* GIVEN TASK
Starting at the top of the listing, extract every line up to and including the one with "(9.5,7.8) -- (1727,7.8);". Pictures stay out of the copy.

* DATA PROVIDED
## Start

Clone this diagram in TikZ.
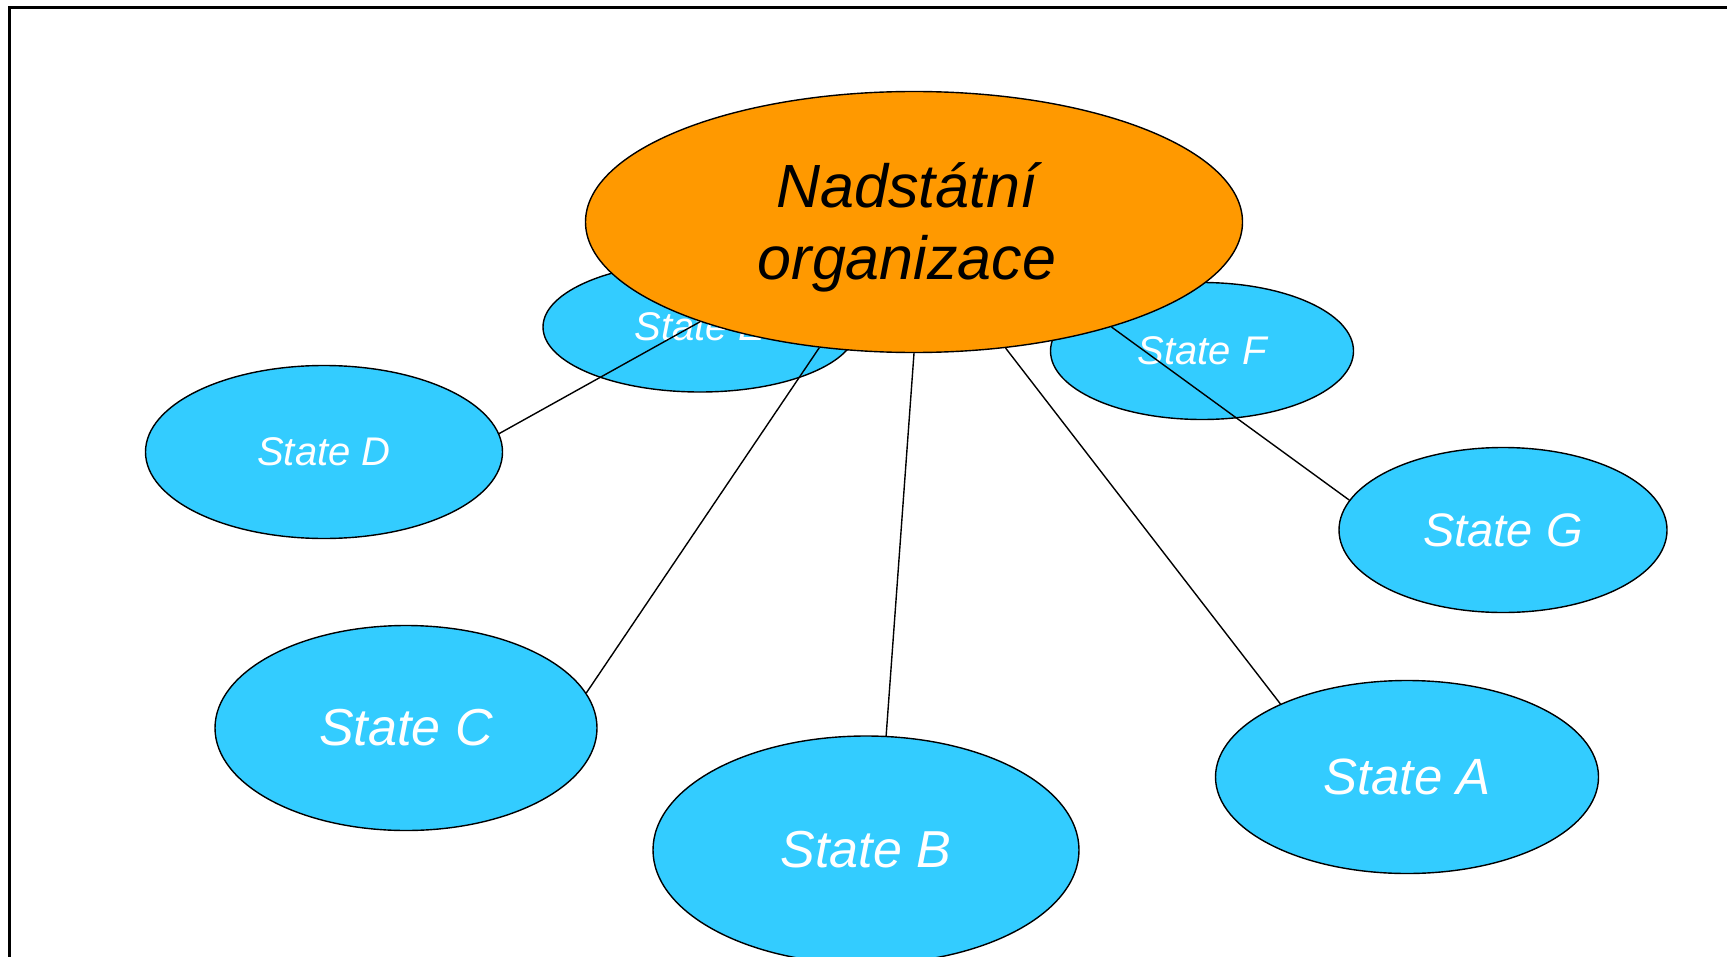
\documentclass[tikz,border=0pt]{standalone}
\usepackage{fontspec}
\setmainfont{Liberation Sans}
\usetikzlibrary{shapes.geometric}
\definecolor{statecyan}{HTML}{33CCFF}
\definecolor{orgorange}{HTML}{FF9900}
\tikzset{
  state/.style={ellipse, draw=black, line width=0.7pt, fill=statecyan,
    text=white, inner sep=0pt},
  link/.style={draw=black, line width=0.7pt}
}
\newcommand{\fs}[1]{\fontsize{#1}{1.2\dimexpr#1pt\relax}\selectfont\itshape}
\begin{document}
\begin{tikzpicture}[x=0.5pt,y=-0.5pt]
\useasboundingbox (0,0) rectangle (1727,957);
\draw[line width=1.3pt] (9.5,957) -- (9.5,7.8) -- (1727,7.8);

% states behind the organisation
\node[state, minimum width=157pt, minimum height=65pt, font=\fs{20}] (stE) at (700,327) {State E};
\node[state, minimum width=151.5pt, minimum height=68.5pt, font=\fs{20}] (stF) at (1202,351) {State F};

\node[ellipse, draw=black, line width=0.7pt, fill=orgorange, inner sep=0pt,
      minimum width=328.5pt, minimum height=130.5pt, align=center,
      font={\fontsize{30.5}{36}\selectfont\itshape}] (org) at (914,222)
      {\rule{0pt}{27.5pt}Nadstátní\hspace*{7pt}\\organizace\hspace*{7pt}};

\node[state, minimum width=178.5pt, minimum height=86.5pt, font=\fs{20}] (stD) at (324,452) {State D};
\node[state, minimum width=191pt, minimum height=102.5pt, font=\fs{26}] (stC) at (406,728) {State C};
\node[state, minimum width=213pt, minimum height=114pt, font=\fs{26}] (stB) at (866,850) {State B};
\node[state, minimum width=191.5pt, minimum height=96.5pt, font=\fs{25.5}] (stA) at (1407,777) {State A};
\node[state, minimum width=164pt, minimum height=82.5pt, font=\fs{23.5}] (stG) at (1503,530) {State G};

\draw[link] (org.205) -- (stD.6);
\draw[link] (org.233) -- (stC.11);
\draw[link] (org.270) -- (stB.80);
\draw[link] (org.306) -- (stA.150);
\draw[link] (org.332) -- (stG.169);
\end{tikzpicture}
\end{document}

## End

* RIGHT ANSWER
Clone this diagram in TikZ.
\documentclass[tikz,border=0pt]{standalone}
\usepackage{fontspec}
\setmainfont{Liberation Sans}
\usetikzlibrary{shapes.geometric}
\definecolor{statecyan}{HTML}{33CCFF}
\definecolor{orgorange}{HTML}{FF9900}
\tikzset{
  state/.style={ellipse, draw=black, line width=0.7pt, fill=statecyan,
    text=white, inner sep=0pt},
  link/.style={draw=black, line width=0.7pt}
}
\newcommand{\fs}[1]{\fontsize{#1}{1.2\dimexpr#1pt\relax}\selectfont\itshape}
\begin{document}
\begin{tikzpicture}[x=0.5pt,y=-0.5pt]
\useasboundingbox (0,0) rectangle (1727,957);
\draw[line width=1.3pt] (9.5,957) -- (9.5,7.8) -- (1727,7.8);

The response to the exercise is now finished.